Na tradição católica, os dribles que Bento deu nas duas ciladas armadas para matá-lo são os fatos que confirmam sua santidade. Ele é um santo muito anterior às normas atuais de canonização, ou seja, não foi submetido ao mesmo rigoroso processo adotado hoje pelo Vaticano para declarar alguém santo.
Comunidades religiosas
Considerado o padroeiro da Europa, São Bento é também chamado de “pai do monaquismo”. Isto porque praticamente toda ordem monástica ocidental deriva direta ou indiretamente dos princípios e normas fundamentados por ele.
“Na Igreja do ocidente, todos os que são chamados de monges seguem a regra de São Bento, os beneditinos, os cistercienses e os trapistas. Uma exceção é feita à pequena mas antiga ordem dos cartuxos, que segue a regra de São Bruno”, comenta o monge Hildebrando Brito.
“O monaquismo precede São Bento, mas, a partir dele tem um impulso muito maior e mais determinado, principalmente por conta da regra por ele escrita e aprovada pelos monges de então”, analisa o pesquisador José Luís Lira, fundador da Academia Brasileira de Hagiologia e professor na Universidade Estadual Vale do Acaraú, no Ceará. “Após a sua morte, a regra foi adotada ou formulada, ainda que diversamente, por inúmeros mosteiros mundo afora. Quinze papas foram eleitos da Ordem Beneditina, incluindo entre estes três santos e dois beatos.”
Retrocedendo àqueles tempos em que Bento era vivo, contudo, vale ressaltar uma diferença fundamental entre as comunidades religiosas por ele criadas e a maneira como a vida monástica costuma ocorrer. Para São Bento, a experiência religiosa buscada pela vida religiosa deveria ser coletiva, não mais individual.
“Isto é importante sinalizar.

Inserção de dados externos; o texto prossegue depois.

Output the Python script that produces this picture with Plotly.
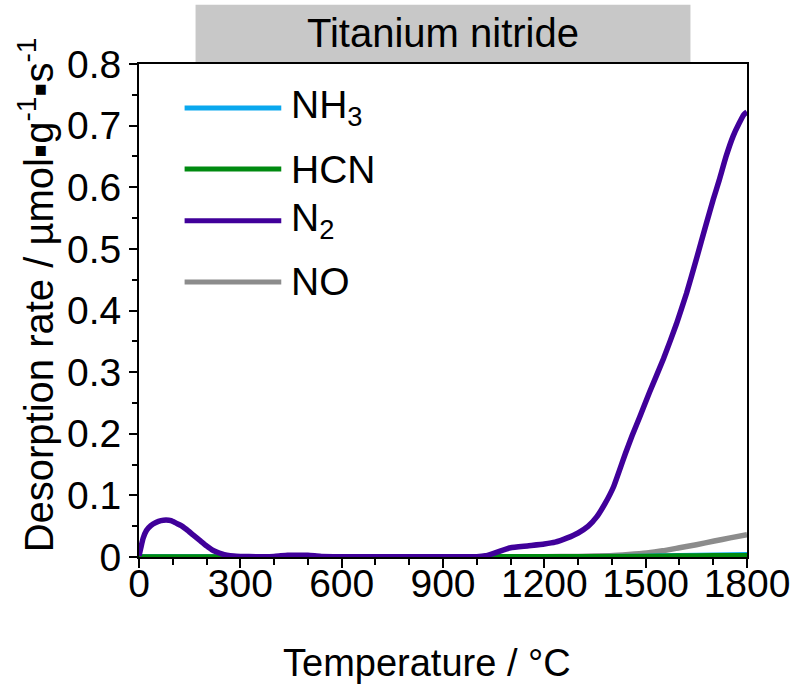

A espiritualidade sonhada e pensada por São Bento vai na contramão da ideia de uma vida isolada, como a de um eremita”, diz Maerki. “Embora ele tenha passado pela experiência eremítica, ele propôs uma vida em fraternidade.”
O pesquisador nota que os princípios de Bento demonstravam a necessidade de que os monges pudessem se correlacionar. “Não é uma vida de alguém que se isola do mundo em uma caverna. Ele propõe um isolamento do mundo, mas dentro de uma comunidade formada por irmãos”, salienta.
“E esse modelo depois se espalhou por todas as ordens que temos hoje na Igreja”, acrescenta Maerki.
Alves reitera que esse papel de “patriarca do monaquismo do Ocidente” atribuído a São Bento já era fato “200 anos após a morte dele”, quando a sua regra “havia se espalhado pela Europa inteira, tornando a norma de vida monástica aceita, amplamente comentada e difundida, não apenas durante toda a Idade Média, mas ao longo de toda a história do monaquismo ocidental”.
“Os monges beneditinos exerceram papel importantíssimo na evangelização da Europa medieval e na vida da Igreja universal”, comenta o pesquisador. “São Bento antevia em sua Regra que o menos era mais, sintetizando no ‘ora et labora’ toda uma mística cristã de servir, na simplicidade, na abnegação ao próximo, em nome de Deus.”
Para Alves, foi São Bento quem tornou a vida religiosa “acessível a todos os que desejam”. “A moderação passa a ser a tônica geral”, ressalta. “Nela, não mais se fala em rigorosas mortificações e penitências, mas da busca do Deus da ternura e da misericórdia, com o coração humilde, na oração e no trabalho.”
“São Bento, no meu entender, é um dos santos mais importantes da história do catolicismo”, comenta Lira. “Não à toa 16 Papas escolheram por nome Bento, tendo sido o último o grande Papa Bento 16.”